> _INPUT MATERIAL_:

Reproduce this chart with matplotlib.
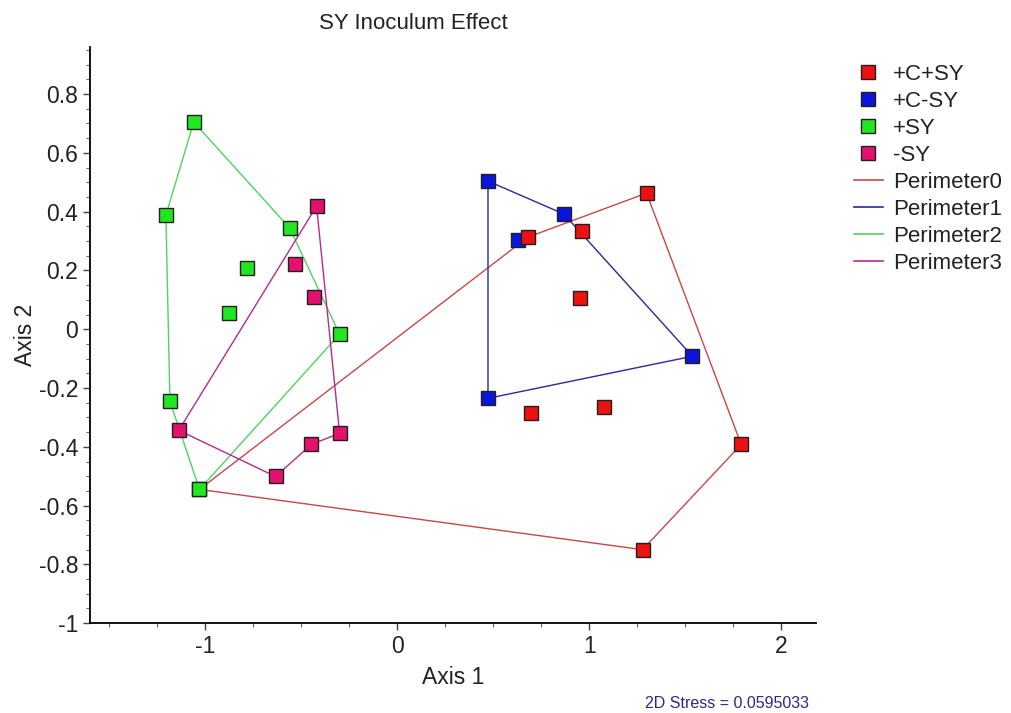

==

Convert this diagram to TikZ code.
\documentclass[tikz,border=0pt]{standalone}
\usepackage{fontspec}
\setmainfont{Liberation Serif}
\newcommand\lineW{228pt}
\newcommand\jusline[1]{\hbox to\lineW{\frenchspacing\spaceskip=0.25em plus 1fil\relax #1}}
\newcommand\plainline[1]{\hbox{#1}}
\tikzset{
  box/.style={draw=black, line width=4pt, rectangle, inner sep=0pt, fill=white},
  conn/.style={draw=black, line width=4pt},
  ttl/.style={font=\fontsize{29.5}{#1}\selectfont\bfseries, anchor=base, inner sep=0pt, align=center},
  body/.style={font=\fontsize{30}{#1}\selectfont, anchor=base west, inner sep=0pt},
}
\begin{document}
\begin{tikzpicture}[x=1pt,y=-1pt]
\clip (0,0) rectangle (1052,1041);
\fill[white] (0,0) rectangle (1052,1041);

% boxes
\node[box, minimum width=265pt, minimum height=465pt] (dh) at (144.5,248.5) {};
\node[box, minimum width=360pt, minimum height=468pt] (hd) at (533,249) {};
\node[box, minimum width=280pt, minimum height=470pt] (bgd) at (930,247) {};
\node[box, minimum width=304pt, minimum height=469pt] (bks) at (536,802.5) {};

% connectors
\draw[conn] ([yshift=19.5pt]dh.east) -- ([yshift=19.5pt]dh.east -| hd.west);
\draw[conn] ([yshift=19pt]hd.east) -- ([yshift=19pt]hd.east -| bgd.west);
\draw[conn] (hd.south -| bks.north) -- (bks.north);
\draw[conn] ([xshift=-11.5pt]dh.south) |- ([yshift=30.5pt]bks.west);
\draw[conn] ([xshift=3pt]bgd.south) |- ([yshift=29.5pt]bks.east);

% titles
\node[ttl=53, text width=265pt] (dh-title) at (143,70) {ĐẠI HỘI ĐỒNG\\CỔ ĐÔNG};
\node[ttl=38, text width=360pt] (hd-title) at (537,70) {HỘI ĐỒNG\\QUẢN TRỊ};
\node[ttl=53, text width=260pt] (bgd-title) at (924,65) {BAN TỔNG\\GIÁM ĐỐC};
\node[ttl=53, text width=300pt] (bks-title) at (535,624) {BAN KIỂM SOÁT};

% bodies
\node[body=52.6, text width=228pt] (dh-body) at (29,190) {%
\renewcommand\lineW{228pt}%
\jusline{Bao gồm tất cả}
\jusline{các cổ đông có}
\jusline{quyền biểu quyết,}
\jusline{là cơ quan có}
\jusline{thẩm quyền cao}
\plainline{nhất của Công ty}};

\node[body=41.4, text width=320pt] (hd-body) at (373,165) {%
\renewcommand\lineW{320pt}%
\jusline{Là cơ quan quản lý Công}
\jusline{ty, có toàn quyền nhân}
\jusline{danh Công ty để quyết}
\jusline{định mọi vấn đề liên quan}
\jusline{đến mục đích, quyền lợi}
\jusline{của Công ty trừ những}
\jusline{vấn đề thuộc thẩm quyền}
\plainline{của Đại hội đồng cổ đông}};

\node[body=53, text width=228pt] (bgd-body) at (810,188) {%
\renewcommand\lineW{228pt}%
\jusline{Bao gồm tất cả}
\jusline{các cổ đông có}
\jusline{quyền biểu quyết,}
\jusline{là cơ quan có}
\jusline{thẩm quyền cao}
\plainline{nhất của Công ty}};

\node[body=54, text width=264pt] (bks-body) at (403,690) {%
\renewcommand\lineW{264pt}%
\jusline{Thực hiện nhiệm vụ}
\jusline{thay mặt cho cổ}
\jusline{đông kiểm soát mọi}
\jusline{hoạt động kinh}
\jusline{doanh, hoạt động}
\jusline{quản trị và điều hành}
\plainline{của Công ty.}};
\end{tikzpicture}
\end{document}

> _AIM OF THE TASK_:
Reproduce verbatim only the segment of the listing bounded by the line containing "Convert this diagram to TikZ code." and the line containing "minimum width=304pt, minimum", with both boundary lines included.

> _RESULT FOR THIS EXERCISE_:
Convert this diagram to TikZ code.
\documentclass[tikz,border=0pt]{standalone}
\usepackage{fontspec}
\setmainfont{Liberation Serif}
\newcommand\lineW{228pt}
\newcommand\jusline[1]{\hbox to\lineW{\frenchspacing\spaceskip=0.25em plus 1fil\relax #1}}
\newcommand\plainline[1]{\hbox{#1}}
\tikzset{
  box/.style={draw=black, line width=4pt, rectangle, inner sep=0pt, fill=white},
  conn/.style={draw=black, line width=4pt},
  ttl/.style={font=\fontsize{29.5}{#1}\selectfont\bfseries, anchor=base, inner sep=0pt, align=center},
  body/.style={font=\fontsize{30}{#1}\selectfont, anchor=base west, inner sep=0pt},
}
\begin{document}
\begin{tikzpicture}[x=1pt,y=-1pt]
\clip (0,0) rectangle (1052,1041);
\fill[white] (0,0) rectangle (1052,1041);

% boxes
\node[box, minimum width=265pt, minimum height=465pt] (dh) at (144.5,248.5) {};
\node[box, minimum width=360pt, minimum height=468pt] (hd) at (533,249) {};
\node[box, minimum width=280pt, minimum height=470pt] (bgd) at (930,247) {};
\node[box, minimum width=304pt, minimum height=469pt] (bks) at (536,802.5) {};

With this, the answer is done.